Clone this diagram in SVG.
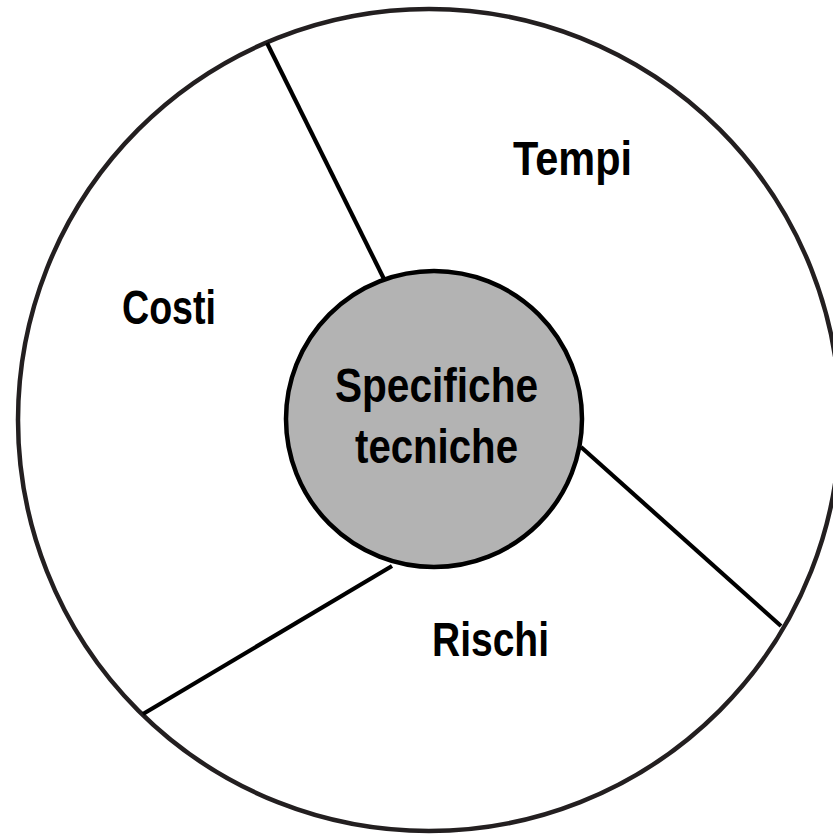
<svg xmlns="http://www.w3.org/2000/svg" width="833" height="835" viewBox="0 0 833 835">
<style>
.t{font-family:"Liberation Sans",Arial,sans-serif;font-weight:bold;font-size:48px;fill:#000;text-anchor:middle}
.ln{stroke:#000;stroke-width:4.2;fill:none;stroke-linecap:butt}
</style>
<rect width="833" height="835" fill="#fff"/>
<g id="outer">
<circle cx="429" cy="420" r="411" fill="#fff" stroke="#231f20" stroke-width="4.5"/>
</g>
<g id="connectors">
<line class="ln" x1="267" y1="43" x2="384" y2="279"/>
<line class="ln" x1="581" y1="447" x2="781" y2="626"/>
<line class="ln" x1="143" y1="714" x2="392" y2="566"/>
</g>
<g id="tempi"><text class="t" x="572.5" y="175" textLength="119" lengthAdjust="spacingAndGlyphs">Tempi</text></g>
<g id="costi"><text class="t" x="169" y="324" textLength="94" lengthAdjust="spacingAndGlyphs">Costi</text></g>
<g id="rischi"><text class="t" x="490.5" y="656" textLength="117" lengthAdjust="spacingAndGlyphs">Rischi</text></g>
<g id="center">
<circle cx="434" cy="419" r="148" fill="#b3b3b3" stroke="#000" stroke-width="4.5"/>
<text class="t" x="436.5" y="402" textLength="203" lengthAdjust="spacingAndGlyphs">Specifiche</text>
<text class="t" x="436.5" y="463" textLength="163" lengthAdjust="spacingAndGlyphs">tecniche</text>
</g>
</svg>
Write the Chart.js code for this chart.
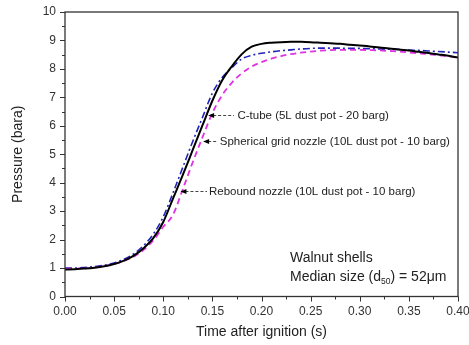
<!DOCTYPE html>
<html><head><meta charset="utf-8">
<script src="https://cdn.jsdelivr.net/npm/chart.js@4/dist/chart.umd.min.js"></script>
<style>html,body{margin:0;padding:0;background:#fff;} #wrap{width:469px;height:345px;position:relative;}</style>
</head><body><div id="wrap"><canvas id="c" width="469" height="345"></canvas></div>
<script>
const times = [0,0.01,0.02,0.03,0.04,0.05,0.06,0.07,0.08,0.09,0.10,0.11,0.12,0.13,0.14,0.15,0.16,0.17,0.18,0.19,0.20,0.21,0.22,0.23,0.24,0.25,0.26,0.27,0.28,0.29,0.30,0.31,0.32,0.33,0.34,0.35,0.36,0.37,0.38,0.39,0.40];
const cTube = [0.95,0.96,0.98,1.01,1.06,1.14,1.26,1.44,1.70,2.06,2.62,3.45,4.28,5.15,6.02,6.88,7.60,8.10,8.52,8.78,8.88,8.92,8.94,8.95,8.95,8.94,8.92,8.90,8.88,8.85,8.82,8.79,8.75,8.72,8.68,8.65,8.60,8.56,8.51,8.46,8.40];
const sphericalGrid = [0.97,0.98,0.99,1.02,1.07,1.14,1.25,1.40,1.64,1.98,2.45,2.88,3.78,4.72,5.60,6.45,7.08,7.52,7.85,8.08,8.24,8.36,8.45,8.52,8.57,8.61,8.64,8.66,8.67,8.67,8.67,8.66,8.65,8.63,8.61,8.58,8.55,8.52,8.48,8.44,8.40];
const rebound = [1.00,1.00,1.02,1.05,1.10,1.18,1.31,1.50,1.79,2.20,2.80,3.65,4.55,5.45,6.30,7.15,7.70,8.05,8.35,8.48,8.55,8.60,8.64,8.67,8.70,8.72,8.73,8.73,8.73,8.72,8.72,8.71,8.70,8.69,8.68,8.66,8.65,8.63,8.61,8.59,8.57];
const xTickLabels = ["0.00","0.05","0.10","0.15","0.20","0.25","0.30","0.35","0.40"];
const yTickLabels = ["0","1","2","3","4","5","6","7","8","9","10"];
const seriesNames = ["C-tube (5L dust pot - 20 barg)","Spherical grid nozzle (10L dust pot - 10 barg)","Rebound nozzle (10L dust pot - 10 barg)"];
// annotation anchors in data units: arrow tip (t,P), text start t
const arrowTipT = [0.1457,0.1406,0.1175];
const arrowTipP = [6.38,5.47,3.70];
const labelStartT = [0.1755,0.1575,0.1465];
const dashEndT = [0.172,0.154,0.1445];

const FONT = "'Liberation Sans', Arial, sans-serif";
const toPts = arr => arr.map((v,i)=>({x:times[i],y:v}));

const decor = {
  id:'decor',
  afterDraw(chart){
    const ctx = chart.ctx, a = chart.chartArea;
    const xs = chart.scales.x, ys = chart.scales.y;
    ctx.save();
    ctx.strokeStyle = '#333'; ctx.lineWidth = 1.3;
    ctx.strokeRect(a.left, a.top, a.right-a.left, a.bottom-a.top);
    ctx.lineWidth = 1; ctx.strokeStyle='#333';
    ctx.beginPath();
    for (let i=0;i<=20;i++){
      const v = i*0.5, py = Math.round(ys.getPixelForValue(v))+0.5;
      const len = (i%2===0)?5:3;
      ctx.moveTo(a.left, py); ctx.lineTo(a.left-len, py);
    }
    for (let i=0;i<=16;i++){
      const v = i*0.025, px = Math.round(xs.getPixelForValue(v))+0.5;
      const len = (i%2===0)?5:3;
      ctx.moveTo(px, a.bottom); ctx.lineTo(px, a.bottom+len);
    }
    ctx.stroke();
    ctx.font = '11.5px '+FONT; ctx.textBaseline='middle';
    for (let k=0;k<3;k++){
      const tx = xs.getPixelForValue(arrowTipT[k]);
      const ty = Math.round(ys.getPixelForValue(arrowTipP[k]))+0.5;
      const de = xs.getPixelForValue(dashEndT[k]);
      ctx.strokeStyle='#444'; ctx.lineWidth=1; ctx.setLineDash([3,2]);
      ctx.beginPath(); ctx.moveTo(tx+5,ty); ctx.lineTo(de,ty); ctx.stroke();
      ctx.setLineDash([]);
      ctx.fillStyle='#000';
      ctx.beginPath(); ctx.moveTo(tx,ty); ctx.lineTo(tx+6,ty-2.5); ctx.lineTo(tx+6,ty+2.5); ctx.closePath(); ctx.fill();
      ctx.fillStyle='#222';
      ctx.fillText(seriesNames[k], xs.getPixelForValue(labelStartT[k]), ty);
    }
    ctx.font = '14px '+FONT; ctx.fillStyle='#222'; ctx.textBaseline='middle';
    const sx = xs.getPixelForValue(0.229);
    ctx.fillText('Walnut shells', sx, ys.getPixelForValue(1.35));
    const ly = ys.getPixelForValue(0.68);
    let s1 = 'Median size (d';
    ctx.fillText(s1, sx, ly);
    let w = ctx.measureText(s1).width;
    ctx.font = '8.5px '+FONT;
    ctx.fillText('50', sx+w, ly+5);
    w += ctx.measureText('50').width;
    ctx.font = '14px '+FONT;
    ctx.fillText(') = 52\u03BCm', sx+w, ly);
    ctx.restore();
  }
};

new Chart(document.getElementById('c'), {
  type:'line',
  data:{datasets:[
    {label:seriesNames[0], data:toPts(cTube), borderColor:'#000', borderWidth:2, pointRadius:0, cubicInterpolationMode:'monotone', order:1},
    {label:seriesNames[1], data:toPts(sphericalGrid), borderColor:'#e033e0', borderWidth:1.8, borderDash:[6,4], pointRadius:0, cubicInterpolationMode:'monotone', order:2},
    {label:seriesNames[2], data:toPts(rebound), borderColor:'#2424b8', borderWidth:1.6, borderDash:[7,3,2,3], pointRadius:0, cubicInterpolationMode:'monotone', order:3}
  ]},
  options:{
    responsive:false, animation:false, devicePixelRatio:1,
    layout:{padding:{top:12,right:11,left:6,bottom:0}},
    plugins:{legend:{display:false}, tooltip:{enabled:false}},
    scales:{
      x:{type:'linear', min:0, max:0.4,
        afterBuildTicks(s){ s.ticks = xTickLabels.map(v=>({value:parseFloat(v)})); },
        afterFit(s){ s.height = 48.5; s.paddingLeft = 0; s.paddingRight = 0; },
        grid:{drawOnChartArea:false, drawTicks:false}, border:{display:false},
        ticks:{padding:8, color:'#333', font:{family:FONT,size:12}, maxRotation:0, callback:(v,i)=>xTickLabels[i]},
        title:{display:true, text:'Time after ignition (s)', color:'#222', font:{family:FONT,size:14}, padding:{top:8}}
      },
      y:{type:'linear', min:0, max:10,
        afterBuildTicks(s){ s.ticks = yTickLabels.map(v=>({value:parseFloat(v)})); },
        afterFit(s){ s.width = 59; s.paddingTop = 0; s.paddingBottom = 0; },
        grid:{drawOnChartArea:false, drawTicks:false}, border:{display:false},
        ticks:{padding:9, color:'#333', font:{family:FONT,size:12}, callback:(v,i)=>yTickLabels[i]},
        title:{display:true, text:'Pressure (bara)', color:'#222', font:{family:FONT,size:14}, padding:{bottom:6}}
      }
    }
  },
  plugins:[decor]
});
</script></body></html>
----------
▶ What you should do: Count the lines of these entries that hold the string "this", and give only that number.

▶ Exercise answer: 2